Carrie Reichardt is never going to entirely shuck off her anarcho-craftivist rep. How could she? Reichardt’s protest by deed visual activism – the Tiki Love Truck (2007), Trojan Horse (2011), a life size statue of suffragist Mary Bamber (2011) now on permanent display at the Liverpool Museum – are works that typify and reflect the artist’s core concerns: systemic injustice, cruelty, social activism...
Reichardt’s large scale public works along with prestigious residencies and high-profile funded research such as the Winston Churchill Travelling Fellowship (2013) ‘To Advance the Craft of Community Mosaics’ increasingly confirms her, at home and abroad, as a stand out socially engaged art practitioner: one of the top ‘go to’ persons when public bodies are awarding commissions. When they want someone who can engage, perhaps enrage but certainly encourage existing and new publics to reconsider the role of the artist in challenging normative historical and social narratives.
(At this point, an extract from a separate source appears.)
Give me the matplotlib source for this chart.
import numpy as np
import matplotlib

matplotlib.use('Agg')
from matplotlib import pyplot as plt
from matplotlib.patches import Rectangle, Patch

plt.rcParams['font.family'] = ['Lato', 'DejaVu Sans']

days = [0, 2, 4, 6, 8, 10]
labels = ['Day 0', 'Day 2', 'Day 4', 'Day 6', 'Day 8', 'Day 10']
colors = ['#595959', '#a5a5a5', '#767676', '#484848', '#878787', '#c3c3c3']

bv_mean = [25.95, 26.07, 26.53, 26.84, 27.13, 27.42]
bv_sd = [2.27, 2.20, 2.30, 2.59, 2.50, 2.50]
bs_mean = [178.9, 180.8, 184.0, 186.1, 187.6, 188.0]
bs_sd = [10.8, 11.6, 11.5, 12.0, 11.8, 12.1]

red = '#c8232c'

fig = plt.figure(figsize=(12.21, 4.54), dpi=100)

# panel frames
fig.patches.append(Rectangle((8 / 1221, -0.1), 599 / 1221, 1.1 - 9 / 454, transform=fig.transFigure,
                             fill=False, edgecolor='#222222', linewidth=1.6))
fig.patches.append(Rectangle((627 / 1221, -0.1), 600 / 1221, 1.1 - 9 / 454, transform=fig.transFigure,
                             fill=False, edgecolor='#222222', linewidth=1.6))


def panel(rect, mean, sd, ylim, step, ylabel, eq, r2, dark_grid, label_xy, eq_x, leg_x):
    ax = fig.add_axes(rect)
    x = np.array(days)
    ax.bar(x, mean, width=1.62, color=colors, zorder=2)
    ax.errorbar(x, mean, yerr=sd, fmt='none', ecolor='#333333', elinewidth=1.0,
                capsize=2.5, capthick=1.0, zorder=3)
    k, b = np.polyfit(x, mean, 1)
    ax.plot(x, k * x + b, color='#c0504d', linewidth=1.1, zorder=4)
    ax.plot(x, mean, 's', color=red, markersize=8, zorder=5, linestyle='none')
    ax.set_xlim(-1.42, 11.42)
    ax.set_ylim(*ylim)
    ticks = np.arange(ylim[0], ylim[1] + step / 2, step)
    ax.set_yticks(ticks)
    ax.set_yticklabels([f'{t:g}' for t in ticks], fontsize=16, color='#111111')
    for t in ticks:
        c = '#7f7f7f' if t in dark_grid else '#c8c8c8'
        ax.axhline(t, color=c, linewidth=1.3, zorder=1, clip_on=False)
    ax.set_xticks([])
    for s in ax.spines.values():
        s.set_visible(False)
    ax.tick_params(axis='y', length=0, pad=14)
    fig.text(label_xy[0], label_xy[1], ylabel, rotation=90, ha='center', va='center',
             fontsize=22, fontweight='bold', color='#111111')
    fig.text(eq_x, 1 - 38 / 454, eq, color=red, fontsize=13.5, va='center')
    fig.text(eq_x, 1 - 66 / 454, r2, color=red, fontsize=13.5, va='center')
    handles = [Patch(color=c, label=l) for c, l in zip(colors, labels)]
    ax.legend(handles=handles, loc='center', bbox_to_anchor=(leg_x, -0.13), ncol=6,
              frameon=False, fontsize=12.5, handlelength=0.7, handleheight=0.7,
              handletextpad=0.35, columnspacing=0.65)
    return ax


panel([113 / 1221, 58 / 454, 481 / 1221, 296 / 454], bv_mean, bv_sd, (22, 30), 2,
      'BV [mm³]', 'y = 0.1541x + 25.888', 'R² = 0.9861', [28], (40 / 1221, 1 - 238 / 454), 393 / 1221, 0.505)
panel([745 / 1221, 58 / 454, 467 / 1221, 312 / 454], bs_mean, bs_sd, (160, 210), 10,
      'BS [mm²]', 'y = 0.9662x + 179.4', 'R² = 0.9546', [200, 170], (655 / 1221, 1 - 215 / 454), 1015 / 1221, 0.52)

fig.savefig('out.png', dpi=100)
But with all this, from the strident socio-political protest to projects that give voice to overlooked communities sometimes it seems as if the art work, the material objects Reichardt produces, play second fiddle to raising awareness. The binary opposition between fine art and craft is being challenged. Some artists who foreground the importance of craft skills while simultaneously commenting on social ills and mores are being ceded a more prominent status by galleries, museums and in the media. Although there’s also a sense in which, say, Grayson Perry ticks that box so we don’t have to admit any more grubby craftspeople into the art canon proper.
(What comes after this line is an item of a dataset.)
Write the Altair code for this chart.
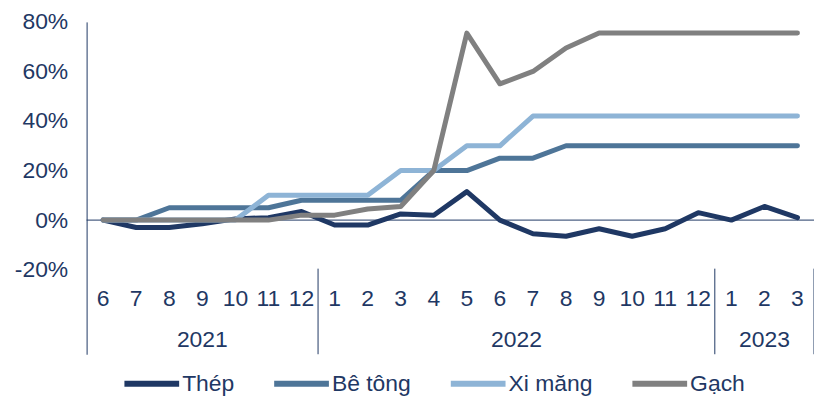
import altair as alt
import pandas as pd

# ---- data ----
months = [6, 7, 8, 9, 10, 11, 12, 1, 2, 3, 4, 5, 6, 7, 8, 9, 10, 11, 12, 1, 2, 3]
years = ["2021", "2022", "2023"]
year_counts = [7, 12, 3]
series = ["Thép", "Bê tông", "Xi măng", "Gạch"]
colors = ["#1F3864", "#4E7598", "#8EB4D6", "#808080"]

thep = [0, -3, -3, -1.5, 0.5, 1, 3.5, -2, -2, 2.5, 2, 11.5, 0, -5.5, -6.5, -3.5, -6.5, -3.5, 3, 0, 5.5, 1]
betong = [0, 0, 5, 5, 5, 5, 8, 8, 8, 8, 20, 20, 25, 25, 30, 30, 30, 30, 30, 30, 30, 30]
ximang = [0, 0, 0, 0, 0, 10, 10, 10, 10, 20, 20, 30, 30, 42, 42, 42, 42, 42, 42, 42, 42, 42]
gach = [0, 0, 0, 0, 0, 0, 2, 2, 4.5, 5.5, 20, 75.5, 55, 60, 69.5, 75.5, 75.5, 75.5, 75.5, 75.5, 75.5, 75.5]
y_ticks = [-20, 0, 20, 40, 60, 80]

values = {"Thép": thep, "Bê tông": betong, "Xi măng": ximang, "Gạch": gach}
idx = list(range(len(months)))
rows = []
for s in series:
    for i, v in zip(idx, values[s]):
        rows.append({"i": i, "v": v, "series": s})
df = pd.DataFrame(rows)

month_df = pd.DataFrame({"i": idx, "m": [str(m) for m in months]})
starts, bounds = [], []
c = 0
for n in year_counts:
    starts.append(c + (n - 1) / 2)
    c += n
    bounds.append(c - 0.5)
year_df = pd.DataFrame({"i": starts, "y": years})
sep_df = pd.DataFrame({"s": bounds})
zero_df = pd.DataFrame({"v": [0], "a": [-0.5], "b": [len(months) - 0.5]})

NAVY = "#1F3864"
FONT = "Liberation Sans"
FS = 23

xs = alt.Scale(domain=[-0.5, len(months) - 0.5], nice=False, zero=False)
ys = alt.Scale(domain=[-54.14, 80], nice=False, zero=False)

yaxis = alt.Axis(values=y_ticks, labelExpr="datum.value + '%'", title=None, grid=False,
                 ticks=False, tickSize=0, labelPadding=19, domainColor=NAVY, domainWidth=1,
                 labelFont=FONT, labelFontSize=FS, labelColor=NAVY)

color = alt.Color("series:N", sort=series,
                  scale=alt.Scale(domain=series, range=colors),
                  legend=alt.Legend(title=None, orient="none", direction="horizontal",
                                    legendX=35, legendY=333, symbolType="stroke",
                                    symbolSize=3025, symbolStrokeWidth=6, labelOffset=0,
                                    columnPadding=27.5, padding=0, labelFont=FONT,
                                    labelFontSize=FS, labelColor=NAVY))

zero = alt.Chart(zero_df).mark_rule(color=NAVY, strokeWidth=1).encode(
    y=alt.Y("v:Q", scale=ys, axis=yaxis),
    x=alt.X("a:Q", scale=xs, axis=None),
    x2="b:Q",
)

lines = [
    alt.Chart(df).transform_filter(alt.datum.series == s)
    .mark_line(strokeWidth=5, strokeCap="round", strokeJoin="round")
    .encode(x=alt.X("i:Q", scale=xs, axis=None),
            y=alt.Y("v:Q", scale=ys, axis=yaxis),
            color=color)
    for s in series
]

seps = alt.Chart(sep_df).mark_rule(color=NAVY, strokeWidth=1).encode(
    x=alt.X("s:Q", scale=xs, axis=None), y=alt.value(248), y2=alt.value(334))

mtext = alt.Chart(month_df).mark_text(font=FONT, fontSize=FS, color=NAVY, baseline="middle").encode(
    x=alt.X("i:Q", scale=xs, axis=None), y=alt.value(279), text="m:N")

ytext = alt.Chart(year_df).mark_text(font=FONT, fontSize=FS, color=NAVY, baseline="middle").encode(
    x=alt.X("i:Q", scale=xs, axis=None), y=alt.value(320), text="y:N")

chart = alt.layer(zero, *lines, seps, mtext, ytext).properties(
    width=731, height=334,
    autosize=alt.AutoSizeParams(type="none"),
    padding={"left": 79, "top": 13, "right": 0, "bottom": 42},
).configure_view(stroke=None)

chart.save("out.html", embed_options={"renderer": "svg", "actions": False})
The esteemed curator and writer on art and design Catherine Flood included Reichardt’s Tiki Love Truck in the 2015 exhibition Disobedient Objects at the V&A and it proved one of the most celebrated items on show. Even so, it was of course presented in the context of ‘protest design’ and thus underplaying what a remarkable artefact it is. A very impressive work that does what all good art should: that is confront us on a number of different levels: the material, aesthetic, sensual, social, intellectual and political.
So while continuing to applaud the activist cheerleader for so many cherished causes – from campaigning on mental health to environmental issues to challenging sexual stereotyping – maybe it’s also time to recognise, after a quarter century working across various media, that Reichardt’s output is much more than a vehicle for protest.
At her first invitation to Nuart Stavanger Festival in 2017 the artist’s contribution to the Tou Scene exhibition was a highlight, proving the art stood up to scrutiny quite apart from the lecture/presentation, workshops and street interventions Reichardt is more often known for. This year she was the first named artist to be announced as featuring in Nuart Aberdeen 2018.
Reichardt is also increasingly gaining critical acclaim for her heritage art installations, the Tree of Life ceramic mural in South Acton, London being a splendid example. And it has been announced recently that she’s been awarded the commission for a forthcoming ceramic installation at Finsbury Park station.
And while she’ll no doubt continue to ply – in collaboration with Bob Osborne – her risqué repurposed ceramic wares, tiles and flyposted images, Reichardt is at the same time making inroads into the various aspects of the art establishment. Having just been invited to become the first visual artist in residence at the Shakespeare Birthplace Trust being a case in point.
So, as well as being lauded as an international street artist, an inspiring activist at the forefront of a new breed of craftsperson, it’s becoming ever more apparent that through the range and quality of her work and the increased attention being paid to it, Carrie Reichardt is proving herself to be not just a firebrand but a very fine artist.